ROY -- The daughter is glad her mother is alive and uninjured following a microburst here that sent a 25-year-old tree crashing down on a truck the older woman was preparing to move Monday afternoon.
Patty Enns, of Layton, said a quick 3:45 p.m. storm started rocking a tree in front of her mother's house.
Then that tree fell.
"I was coming out with keys in my hand," said Penny Weaver, who lives on the 6000 South block of 2650 West in Roy. "I almost made it to the truck."
Weaver said she turned just briefly to tell one of her sons, Doug, to lower a tall ham radio antenna on the house because it was also rocking.
The pause, she believes, may have saved her life.
While that delay brought safety, she said her neighbors' quick action brought her relief.
Within moments of the tree's crashing, blocking the street and taking out a neighbor's mailbox in addition to smashing Weaver's 2004 Chevrolet Silverado, neighbors began sawing away at the branches and tree trunk.
Within a few hours, the tree had been almost converted into a stack of logs.
"I didn't even ask," Weaver said. "They all just came from everywhere. Everybody who was going down the street showed up with a saw."
Five neighbors were still working on the tree at 6 p.m.
At the lead was Lance Palmer, a professional tree groomer.
With people to ease her concerns, Weaver allowed her thoughts to turn to a family of hummingbirds that called the tree home.
Not long after the tree fell, a neighbors had lent Weaver an ornamental pole to hang the birds' feeder on.
"I've got a family of five (hummingbirds) -- three babies and a mom and dad," Weaver said.
"I saved that baby," she added, referring to an earlier time. "It fell out of the tree. They come right up to me. They've been buzzing around watching."
Weaver hopes the birds will settle down when all of the excitement is over.
Enns said she believes the wind took the tree down because it had well-developed roots on only one side. The other side was blocked by the house and driveway.

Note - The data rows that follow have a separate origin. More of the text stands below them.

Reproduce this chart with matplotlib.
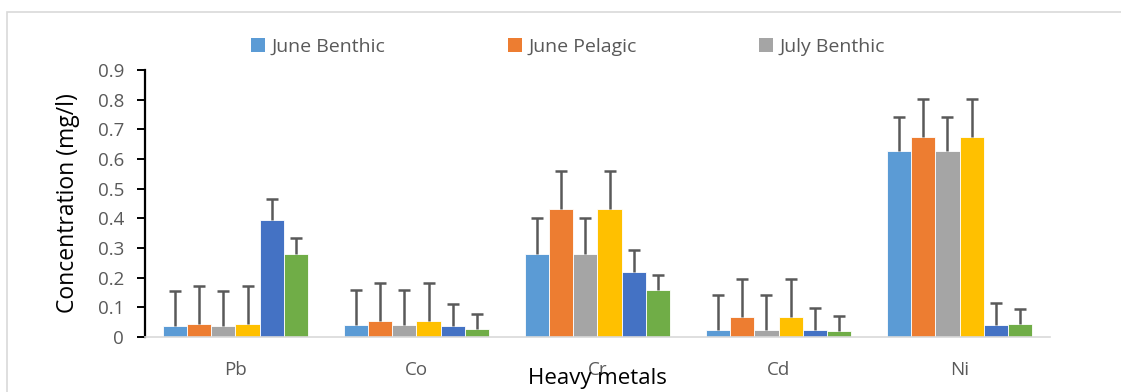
import matplotlib.pyplot as plt
import numpy as np
from matplotlib.patches import Rectangle, Patch

plt.rcParams['font.family'] = ['Open Sans', 'DejaVu Sans']

metals = ['Pb', 'Co', 'Cr', 'Cd', 'Ni']
legend_names = ['June Benthic', 'June Pelagic', 'July Benthic']
colors = ['#5B9BD5', '#ED7D31', '#A5A5A5', '#FFC000', '#4472C4', '#70AD47']

# bar heights, one list per series (order as drawn left to right in each group)
s1 = [0.038, 0.040, 0.281, 0.025, 0.626]
s2 = [0.043, 0.054, 0.431, 0.067, 0.674]
s3 = [0.038, 0.042, 0.281, 0.025, 0.626]
s4 = [0.043, 0.055, 0.431, 0.067, 0.674]
s5 = [0.394, 0.036, 0.219, 0.025, 0.041]
s6 = [0.281, 0.027, 0.158, 0.019, 0.044]

# upper error amounts
e1 = [0.116, 0.117, 0.119, 0.117, 0.116]
e2 = [0.128, 0.128, 0.128, 0.129, 0.128]
e3 = [0.116, 0.116, 0.119, 0.117, 0.116]
e4 = [0.128, 0.127, 0.128, 0.129, 0.128]
e5 = [0.072, 0.074, 0.074, 0.074, 0.073]
e6 = [0.052, 0.052, 0.050, 0.052, 0.051]

series = [s1, s2, s3, s4, s5, s6]
errors = [e1, e2, e3, e4, e5, e6]

fig = plt.figure(figsize=(11.21, 3.92), dpi=100)
ax = fig.add_axes([0.1293, 0.1403, 0.8074, 0.6811])

x = np.arange(len(metals))
w = 0.8 / 6
for i, (vals, err) in enumerate(zip(series, errors)):
    pos = x - 0.4 + w * (i + 0.5)
    ax.bar(pos, vals, w, color=colors[i], edgecolor='white', linewidth=0.6, zorder=2)
    eb = ax.errorbar(pos, vals, yerr=[np.zeros(len(vals)), err], fmt='none',
                     ecolor='#595959', elinewidth=1.8, capsize=4, capthick=1.8, zorder=3)
    # plus-direction only: hide the cap sitting on the bar top
    eb[1][0].set_visible(False)

ax.set_xlim(-0.5, 4.5)
ax.set_ylim(0, 0.9)
ax.set_yticks(np.arange(0, 0.91, 0.1))
ax.set_yticklabels(['0'] + ['%.1f' % v for v in np.arange(0.1, 0.91, 0.1)])
ax.set_xticks(x)
ax.set_xticklabels(metals)

for s in ['top', 'right']:
    ax.spines[s].set_visible(False)
ax.spines['left'].set_color('black')
ax.spines['left'].set_linewidth(1.6)
ax.spines['bottom'].set_color('#D9D9D9')
ax.spines['bottom'].set_linewidth(1.2)
ax.tick_params(axis='y', colors='black', length=6, width=1.4, pad=9,
               labelsize=13.5, labelcolor='#595959')
ax.tick_params(axis='x', length=0, pad=17, labelsize=13.5, labelcolor='#595959')

fig.text(0.0607, 0.482, 'Concentration (mg/l)', rotation=90, ha='center', va='center',
         fontsize=16.5, color='black')
fig.text(0.533, 0.035, 'Heavy metals', ha='center', va='center',
         fontsize=16, color='black')

handles = [Patch(facecolor=colors[i], edgecolor='none') for i in range(3)]
fig.legend(handles, legend_names, loc='center', bbox_to_anchor=(0.507, 0.88), ncol=3,
           frameon=False, fontsize=14, labelcolor='#595959', handlelength=0.7,
           handleheight=0.7, handletextpad=0.35, columnspacing=6.3)

fig.patches.append(Rectangle((7 / 1121, -0.1), 1.2, 0.1 + (392 - 12) / 392,
                             transform=fig.transFigure, fill=False,
                             edgecolor='#D9D9D9', linewidth=1.2))

fig.savefig('out.png', dpi=100)
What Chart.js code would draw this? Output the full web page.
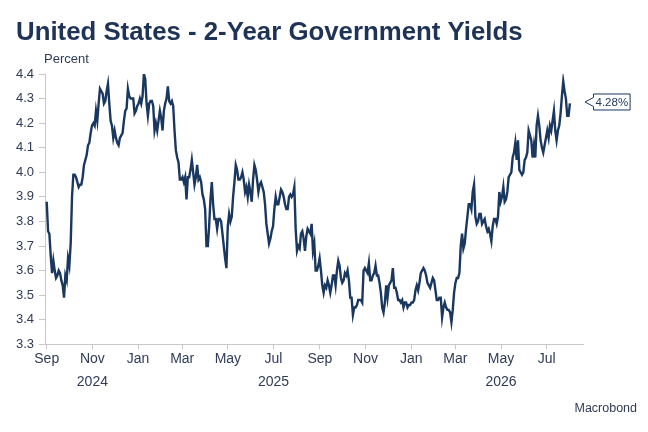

Enns said she thinks the winds Monday came from the southwest, a different direction than the usual winds in the area.
The Monday afternoon microburst was only one instance of fast-moving wind throughout the Intermountain West.
The National Weather Service documented winds as high as 81 mph in the Sierra Nevada desert.
Some Northern Utah top documented speeds were at Ogden Peak, where 68 mph winds were recorded at 4 p.m., and at Gunnison Island on Great Salt Lake, where 64 mph winds were recorded at 2 p.m.
Also in Roy, a microburst downed a 75-year-old tree at Joyce Johnson's home on the 5500 South block of 2200 West.
Johnson said the only damage was to the tree. She added she was surprised it didn't hit anything.
That tree, Johnson said, also was quickly cut into pieces.